Una teoría menos rebuscada esgrimía, sobre la mesa 4, un desprejuiciado capataz talabartero, Ignacio Peolla (44 años), para quien “el azar se contrarresta con el azar, no hay otra manera. Lo mismo que las vacunas: a usted le inyectan viruela para prevenirlo de la viruela, ¿no es así?” Peolla se había provisto de un lápiz de madera, de caras planas, hexagonal, sobre cada una de las cuales había acuñado, a punta de alfiler, una palabra: negro, colorado, mayor, menor, pares, nones. Antes de efectuar su apuesta echaba a rodar el lápiz sobre el tapete. Si él lápiz se detenía sobre la palabra nones, Peolla cargaba a nones. “Algo formidable. La gente se ríe, pero también se reían de Ameghino.” (sic)

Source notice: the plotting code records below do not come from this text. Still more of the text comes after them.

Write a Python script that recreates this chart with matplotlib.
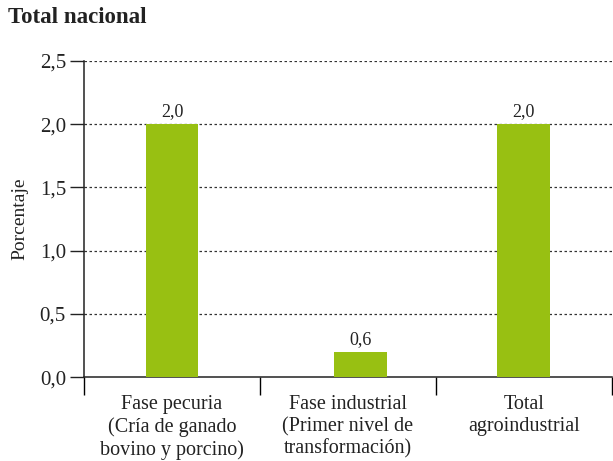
import matplotlib.pyplot as plt
import numpy as np

# data
categories = ['Fase pecuria\n(Cría de ganado\nbovino y porcino)',
              'Fase industrial\n(Primer nivel de\ntransformación)',
              'Total\nagroindustrial']
bar_heights = [2.0, 0.2, 2.0]
bar_labels = ['2,0', '0,6', '2,0']
yticks = [0.0, 0.5, 1.0, 1.5, 2.0, 2.5]
ytick_labels = ['0,0', '0,5', '1,0', '1,5', '2,0', '2,5']

plt.rcParams['font.family'] = ['Liberation Serif', 'DejaVu Serif']

fig = plt.figure(figsize=(6.13, 4.61), dpi=100)
ax = fig.add_axes([0.137, 0.182, 0.861, 0.686])

xpos = [0, 1.07, 2]
color = '#98c012'
ax.bar(xpos, bar_heights, width=0.3, color=color, zorder=3)
for x, h, lab in zip(xpos, bar_heights, bar_labels):
    ax.text(x, h + 0.03, lab, ha='center', va='bottom', fontsize=13, color='#222222')

ax.set_xlim(-0.5, 2.5)
ax.set_ylim(0, 2.5)

# dotted grid lines
for y in yticks[1:]:
    ax.axhline(y, color='#333333', linestyle=(0, (2, 2)), linewidth=0.9, zorder=1)

ax.set_yticks(yticks)
ax.set_yticklabels(ytick_labels, fontsize=15)
ax.tick_params(axis='y', length=10, width=1, pad=3, colors='#222222')

# separators between categories as major ticks, labels as minor ticks
ax.set_xticks([-0.5, 0.5, 1.5, 2.5])
ax.set_xticklabels([])
ax.tick_params(axis='x', which='major', length=13, width=1, direction='out')
ax.set_xticks([0, 1, 2], minor=True)
ax.set_xticklabels(categories, minor=True, fontsize=14.5, linespacing=1.2)
ax.tick_params(axis='x', which='minor', length=0, pad=13, colors='#222222')

for s in ['top', 'right']:
    ax.spines[s].set_visible(False)
for s in ['left', 'bottom']:
    ax.spines[s].set_linewidth(1.1)
    ax.spines[s].set_color('#222222')

ax.set_ylabel('Porcentaje', fontsize=14, labelpad=8, color='#222222')

fig.text(0.013, 0.962, 'Total nacional', fontsize=16.5, fontweight='bold',
         va='center', ha='left', color='#222222')

fig.savefig('out.png', dpi=100)
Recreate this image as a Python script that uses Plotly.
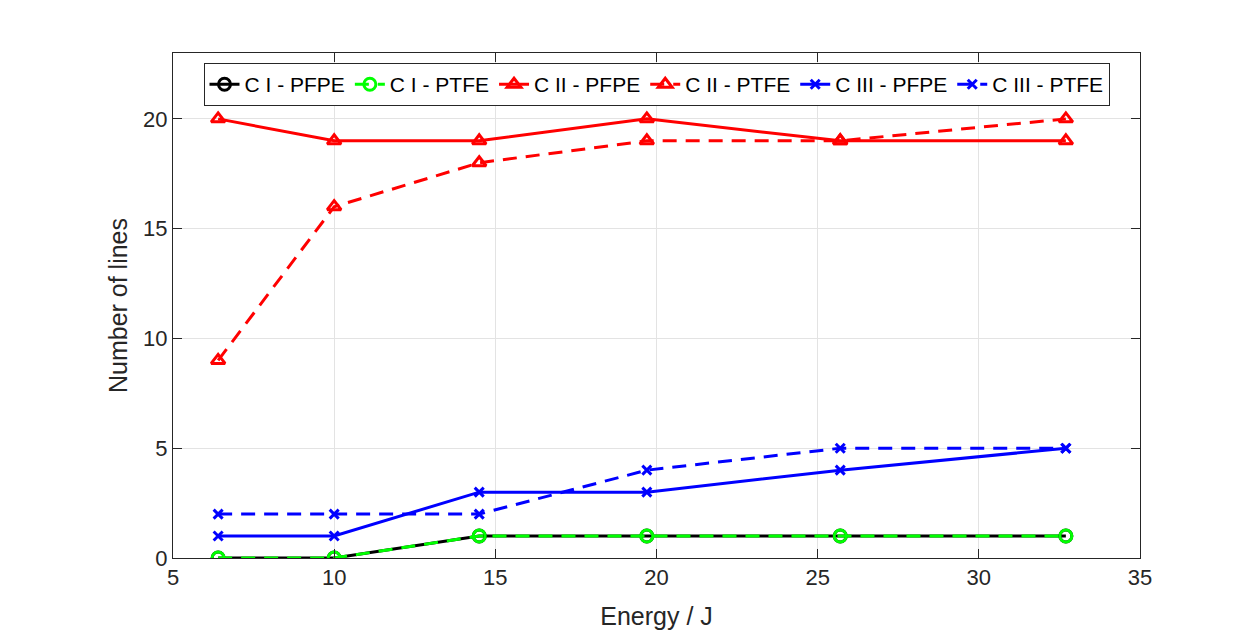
import plotly.graph_objects as go

energy = [6.4, 10.0, 14.5, 19.7, 25.7, 32.7]
ci_pfpe = [0, 0, 1, 1, 1, 1]
ci_ptfe = [0, 0, 1, 1, 1, 1]
cii_pfpe = [20, 19, 19, 20, 19, 19]
cii_ptfe = [9, 16, 18, 19, 19, 20]
ciii_pfpe = [1, 1, 3, 3, 4, 5]
ciii_ptfe = [2, 2, 2, 4, 5, 5]

DASH = "14px,9px"
series = [
    ("C I - PFPE", ci_pfpe, "#000000", "solid", "circle-open"),
    ("C I - PTFE", ci_ptfe, "#00FF00", DASH, "circle-open"),
    ("C II - PFPE", cii_pfpe, "#FF0000", "solid", "triangle-up-open"),
    ("C II - PTFE", cii_ptfe, "#FF0000", DASH, "triangle-up-open"),
    ("C III - PFPE", ciii_pfpe, "#0000FF", "solid", "x-thin-open"),
    ("C III - PTFE", ciii_ptfe, "#0000FF", DASH, "x-thin-open"),
]

fig = go.Figure()
for name, ys, col, dash, sym in series:
    fig.add_trace(go.Scatter(
        x=energy, y=ys, name=name, mode="lines+markers",
        line=dict(color=col, width=3, dash=dash),
        marker=dict(symbol=sym, size=12 if "x" not in sym else 9, color=col,
                    line=dict(color=col, width=3)),
    ))

FONT = "Liberation Sans, Arial"
axis_common = dict(
    showline=True, linecolor="#262626", linewidth=1, mirror="ticks",
    ticks="inside", ticklen=9, tickcolor="#262626",
    showgrid=True, gridcolor="#E3E3E3", gridwidth=1,
    zeroline=False,
    tickfont=dict(family=FONT, size=22, color="#262626"),
    title_font=dict(family=FONT, size=25, color="#262626"),
)

fig.update_layout(
    width=1248, height=630,
    margin=dict(l=173, r=108, t=53, b=72, autoexpand=False),
    paper_bgcolor="white", plot_bgcolor="white",
    xaxis=dict(range=[5, 35], dtick=5, automargin=False,
               title=dict(text="Energy / J", standoff=22), **axis_common),
    yaxis=dict(range=[0, 23], tickvals=[0, 5, 10, 15, 20], automargin=False,
               title=dict(text="Number of lines", standoff=8), **axis_common),
    legend=dict(
        orientation="h", x=0.5, xanchor="center", y=0.98, yanchor="top",
        bgcolor="white", bordercolor="#262626", borderwidth=1,
        font=dict(family=FONT, size=21, color="#000000"),
        itemwidth=30, tracegroupgap=0,
    ),
    showlegend=True,
)

fig.write_html("out.html")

En suma, un mundo fantasmagórico, estremecido por las excitaciones, por el calor, el humo picante, el monocorde cliquear de las fichas, la crispación que teje la rueca girando a contramano de la bolilla y las voces de los croupiers que arrancan desde la profundidad de la incertidumbre. Sin embargo, sobre este universo alcanza a filtrarse el crepúsculo oceánico, un tremolar de gaviotas y los ayes de la rompiente. Pero a nadie importa qué ocurre detrás de la ventana. Aquí, la ambición es miope y su precio no se mide sólo en dinero: siete bolsas de colillas de cigarrillos se recogen cada noche. Y algo más.
Mientras emprendía una discreta recorrida entre las mesas, el inspector de vigilancia Luis Alfredo Méndez refirió su última pesquisa: “Hace varias semanas, tres señoras muy apuestas empezaron a llamarme la atención. Se pasaban horas enteras sentadas en los sillones, sin jugar, sin esperar a nadie. Las observé. Poco tiempo después advertí cuál era su sistema para ganar a la ruleta: eran cazadoras de fichas caídas. Se repartían el botín y rescataban con creces el precio de la entrada.”
Pero esa estratagema es inocente comparada con la del Casino: todos los días, los apostadores sienten que el azar les niega el rabo de su ambición, tan fácilmente como si ese rabo fuera el de una lagartija. La fatalidad, sin embargo, los alienta: cualquiera de ellos sabe que el rabo de las lagartijas renace al día siguiente.